While Suzy automates the rolling process, there‘s still a human element to making the sushi, says Charlie Knodel, Fishtown Seafood Fitler Square’s customer-experience director. Back-of-house manager Tony Robinson and staffers Kaszmir Parris and Jim Zink make the sushi rice, cut the fish (some of which arrives in already squared-off blocks) and other ingredients, and sprinkle the rolls with sesame seeds.

“There are going to be little imperfections that we have to, in the moment, fix ourselves, push things together, so there’s still an art to it,” Knodel says. “It takes a lot of hours of practice to get it down... The goal is to offer restaurant-quality product.”

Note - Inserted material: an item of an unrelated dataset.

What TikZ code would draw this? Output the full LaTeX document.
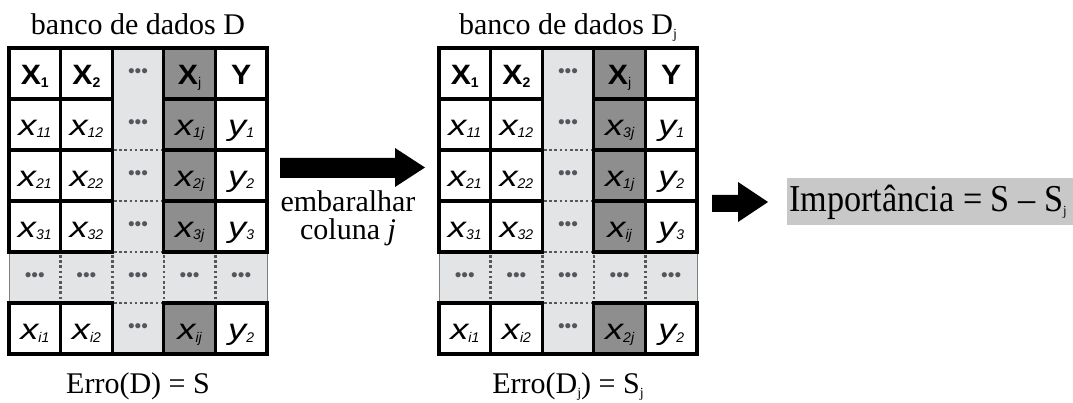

The staff prepares the sushi in batches each morning before opening. All the rolls are chilled before they go under what staff call the “guillotine” — a sushi-roll slicer that cuts the roll into eight uniform rounds in a single stroke.

The various rolls, which are also sold in Fishtown, go for $12 or $14 per eight-piece package. There’s a handful of minimalistic rolls — including ones with Japanese yellowjack, farm-raised New Zealand king salmon, and longline-caught big eye tuna from Korea — as well as a few more complex entries, like the “Californ-I-a roll” with wild-caught Jonah crab from Maine and Jawndiments' Long Hot Pepper Mayo; a play on a Philadelphia roll featuring Daniel Boulud brand smoked salmon with Perrystead Dairy’s Real Philly Schmear; and a “Down East roll” with Maine lobster, Kewpie mayo, and Side Hustle Salt seasoning.

The rolls are available Monday through Friday, noon to 6:30 p.m. The Fitler Square location also recently debuted chirashi bowls with salmon, yellowtail, and big eye tuna. And while you‘re there, you can snag some fish for dinner, whether it‘s a salmon or branzino fillet, wild-caught shrimp, or Canadian scallops.

Fishtown Seafood has locations at 339 Belgrade St. and 2131 Pine St., with more locations on the way in Haddonfield (114 Kings Hwy. East) and Chestnut Hill (inside Market at the Fareway, at KP’s Fine Meats stall). Its hours at are Monday through Friday noon to 6:30, Saturdays and Sunday noon to 4 p.m.